Quando sei in alto e tutto è più piccolo ti allontani da ogni cosa: una lezione zen su come educare la mente negli attimi di piena.
Phosphorescent in apertura e un Alcatraz visibilmente pieno e composto in attesa dei National. Arrivano e mi trovano pronta sotto il palco. Sono così vicino da percepire ogni mossa, ogni gesto, ogni minuscola espressione. Vestito di nero, barba incolta, timbrica baritonale che non fa una piega dal vivo e non mi delude nemmeno un po’. Si inizia con Runaway e Anyone’s Ghost dall’ultimo lavoro “High Violet”, si prosegue con Mistaken For Strangers da “Boxer” e la scaletta inizia a condensarsi in salti temporali di album in album. I suoi gesti nervosi mi ricordano Ian Curtis ma senza l’epilessia, solo timidezza e vino bianco. L’aria stralunata di un: “davvero ho riempito questo posto?” e l’osservare la band in distanze di angolazioni diverse come a dire – ok, voglio tenervi bene a mente. Voglio portarvi a casa per vedere se il giorno dopo siete esistiti davvero.

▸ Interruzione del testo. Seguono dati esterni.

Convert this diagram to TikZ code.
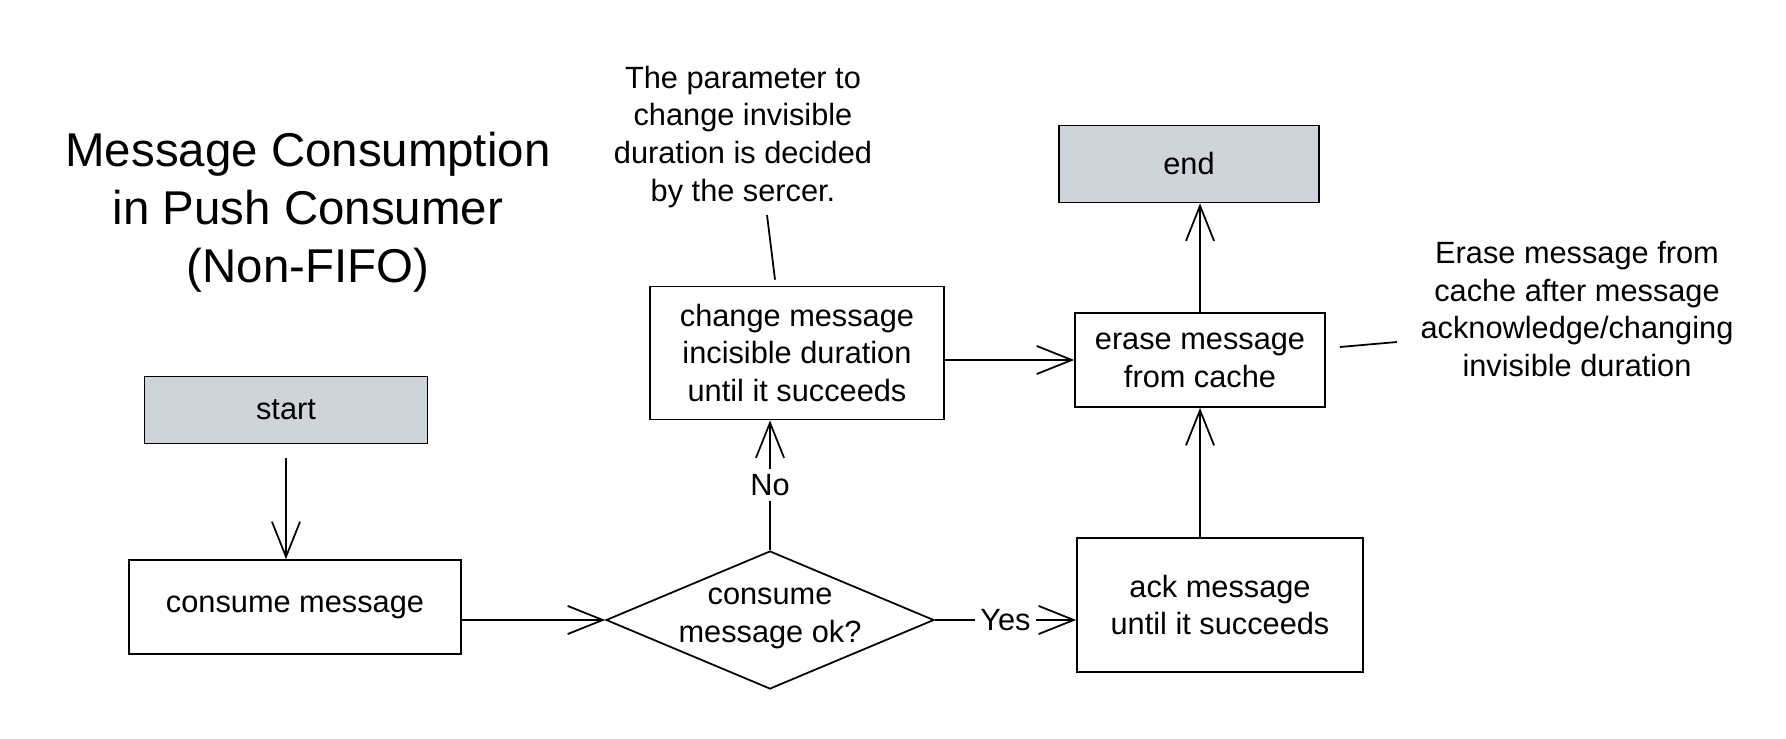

Mi piace vedere la gente perplessa quando Berninger – dalle ballate in mi minore – gli urla addosso, tirando fuori pezzi come Abel. La sezione ritmica sostiene Matt, i fiati impreziosiscono e rendono raffinate le liriche spaccacuore. Mr. November agita la folla e Terrible Love la accarezza e proprio quando tutti sono più tranquilli Matt si lancia sulle teste e dalla prima fila non lo vedo più. Il filo del microfono si allontana metro dopo metro e il mio cantante rockincazzatopop sparisce mentre fuori piove.
Esco dall’Alcatraz, cammino verso l’albergo e mi rendo conto di essere di nuovo sospesa nel cielo. Senza turbolenza.